Behind worshipping doors across the country right-wing and predominantly white evangelical churches have impacted the society in fascist ways. The theology of these churches believe that God puts in place leadership. That leadership is appointed by God. But the reality is that divine leadership tends to be the assertion of those in positions to assert that point of view, dress it biblically, and asserted it as divine will. Those of us fighting bias and exclusion in the church observe how "God loves all the people that people in the church love, and hate all the people that people in the church hate!” That is hardly a divine equation. When Obama left the White House and Trump took office in his firs term, Paula White-Cain, a religious adviser to Trump wrote that Jesus had "finally returned" to the White House.

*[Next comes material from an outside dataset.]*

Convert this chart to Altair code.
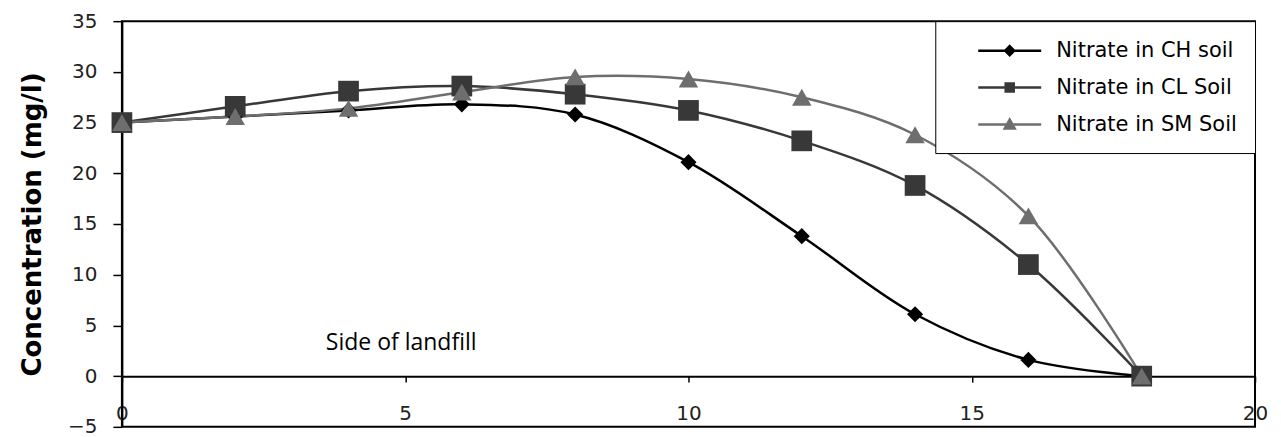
import altair as alt
import pandas as pd

# ---- data ----
distance = [0, 2, 4, 6, 8, 10, 12, 14, 16, 18]
ch_soil = [25.0, 25.6, 26.2, 26.8, 25.8, 21.1, 13.8, 6.1, 1.6, 0.0]
cl_soil = [25.0, 26.6, 28.1, 28.6, 27.8, 26.2, 23.2, 18.8, 11.0, 0.0]
sm_soil = [25.0, 25.6, 26.4, 28.0, 29.5, 29.3, 27.5, 23.8, 15.8, 0.0]

series = ["Nitrate in CH soil", "Nitrate in CL Soil", "Nitrate in SM Soil"]
colors = ["#000000", "#383838", "#6e6e6e"]
shapes = ["diamond", "square", "triangle-up"]
marker_sizes = [260, 430, 380]
# legend symbols: a line with a small (stroke-filled) marker in the middle
legend_paths = [
    "M-3.15,0H3.15M0,-0.45L0.45,0L0,0.45L-0.45,0ZM0,-0.22L0.22,0L0,0.22L-0.22,0Z",
    "M-3.15,0H3.15M-0.4,-0.4H0.4V0.4H-0.4ZM-0.2,-0.2H0.2V0.2H-0.2Z",
    "M-3.15,0H3.15M0,-0.5L0.5,0.4H-0.5ZM0,-0.2L0.22,0.22H-0.22Z",
]
x_ticks = [0, 5, 10, 15, 20]
y_ticks = [-5, 0, 5, 10, 15, 20, 25, 30, 35]

note_text = ["Side of landfill"]
note_x = [3.6]
note_y = [3.3]

rows = []
for name, vals in zip(series, [ch_soil, cl_soil, sm_soil]):
    for d, v in zip(distance, vals):
        rows.append({"x": d, "y": v, "series": name})
df = pd.DataFrame(rows)
note_df = pd.DataFrame({"x": note_x, "y": note_y, "t": note_text})

FONT = "DejaVu Sans"


def make_legend():
    return alt.Legend(
        title=None,
        orient="top-right",
        offset=0,
        padding=18,
        fillColor="white",
        strokeColor="#000000",
        labelFont=FONT,
        labelFontSize=21,
        labelColor="#000000",
        labelLimit=400,
        labelOffset=35,
        rowPadding=15,
        symbolSize=400,
        symbolOffset=45,
        symbolStrokeWidth=2.5,
        symbolOpacity=1,
    )


def color_enc():
    return alt.Color(
        "series:N",
        scale=alt.Scale(domain=series, range=colors),
        sort=series,
        legend=make_legend(),
    )


x_enc = alt.X(
    "x:Q",
    scale=alt.Scale(domain=[0, 20], nice=False),
    axis=alt.Axis(
        values=x_ticks,
        orient="bottom",
        offset=-50.75,
        title=None,
        grid=False,
        format="d",
        domainColor="#000000",
        domainWidth=2,
        tickColor="#000000",
        tickSize=6,
        tickWidth=1.5,
        labelFont=FONT,
        labelFontSize=20,
        labelColor="#222222",
        labelPadding=21,
        labelFlush=False,
        labelOverlap=False,
    ),
)

y_enc = alt.Y(
    "y:Q",
    scale=alt.Scale(domain=[-5, 35], nice=False),
    axis=alt.Axis(
        values=y_ticks,
        title="Concentration (mg/l)",
        titleFont=FONT,
        titleFontWeight="bold",
        titleFontSize=26,
        titleColor="#000000",
        titleAngle=270,
        titleX=-89,
        titleY=203,
        titleAlign="center",
        titleBaseline="middle",
        grid=False,
        format="d",
        domainColor="#000000",
        domainWidth=2,
        tickColor="#000000",
        tickSize=9,
        tickWidth=1.5,
        labelFont=FONT,
        labelFontSize=20,
        labelColor="#222222",
        labelPadding=16,
        labelFlush=False,
        labelOverlap=False,
    ),
)

base = alt.Chart(df)

lines = base.mark_line(interpolate="catmull-rom", strokeWidth=2.5).encode(
    x=x_enc, y=y_enc, color=color_enc()
)

point_layers = []
for name, col, shp, sz in zip(series, colors, shapes, marker_sizes):
    point_layers.append(
        base.transform_filter(alt.datum.series == name)
        .mark_point(filled=True, opacity=1, shape=shp, size=sz, color=col)
        .encode(x=x_enc, y=y_enc)
    )

legend_layer = (
    base.transform_filter("false")
    .mark_point(filled=False, opacity=1, strokeWidth=2.5)
    .encode(
        x=x_enc,
        y=y_enc,
        color=color_enc(),
        shape=alt.Shape(
            "series:N",
            scale=alt.Scale(domain=series, range=legend_paths),
            sort=series,
            legend=make_legend(),
        ),
    )
)

note = alt.Chart(note_df).mark_text(
    align="left", baseline="middle", font="Open Sans", fontSize=23, color="#000000"
).encode(x=alt.X("x:Q"), y=alt.Y("y:Q"), text="t:N")

chart = (
    alt.layer(lines, *point_layers, legend_layer, note)
    .properties(
        width=1134,
        height=406,
        autosize=alt.AutoSizeParams(type="none"),
        padding={"left": 114, "top": 13, "right": 18, "bottom": 10},
        background="white",
    )
    .configure_view(stroke="#000000", strokeWidth=2)
)

chart.save("out.html", embed_options={"renderer": "svg", "actions": False})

This was a peculiar comment because the Obama's were deeply rooted in the church, and no one knew any church affiliation that Trump could claim.
Now I am not saying that people should indiscriminately target churches, but I am saying that churches when they enter the political fray to reshape the world and make politics for all the rest of us are open face the consequences of political discussions and critique whether in worship or not. In addition, Pastors and the positions that they theologically take to influence the secular world does not insulate them or protect them from criticism or accusations of hypocrisy.
There are pastors doing secular work, and that has been called “tent” ministry. These secular jobs supplement their church income. The pastor in St. Paul was involved in a “tent” ministry. A “tent” ministry is to have a secular position in addition to a church one. This raises another question of whether that secular job contradicts or compliments a person’s overall ministry. In the St. Paul ministry an important question emerged, the scriptures asks, ‘whether you can serve two masters,’ in this case ICE and the church. How can the church comfort and advocate for immigrants, which it claims it does, while arresting and deporting them? The protesters were calling out the contradiction.
Pam Bondi and others are interested in protecting their right-wing religious base and therefore are not interested in the history of church disruptions and advocacy. Churches are not exempt from the political or theological fray once they enter the public debate. Institutional churches should be held accountable as well as pastors who serve full-time or in ‘tent” ministries. What happened on January 18 in St. Paul, Minnesota is not beyond what is reasonable or appropriate. The pastor opened himself to the disruption and criticism. Instead of being outraged the pastor and others need to comprehend why they drew the anger of protesters who were spotlighting the lack of congruency in serving ICE and claiming to offer comfort to immigrants.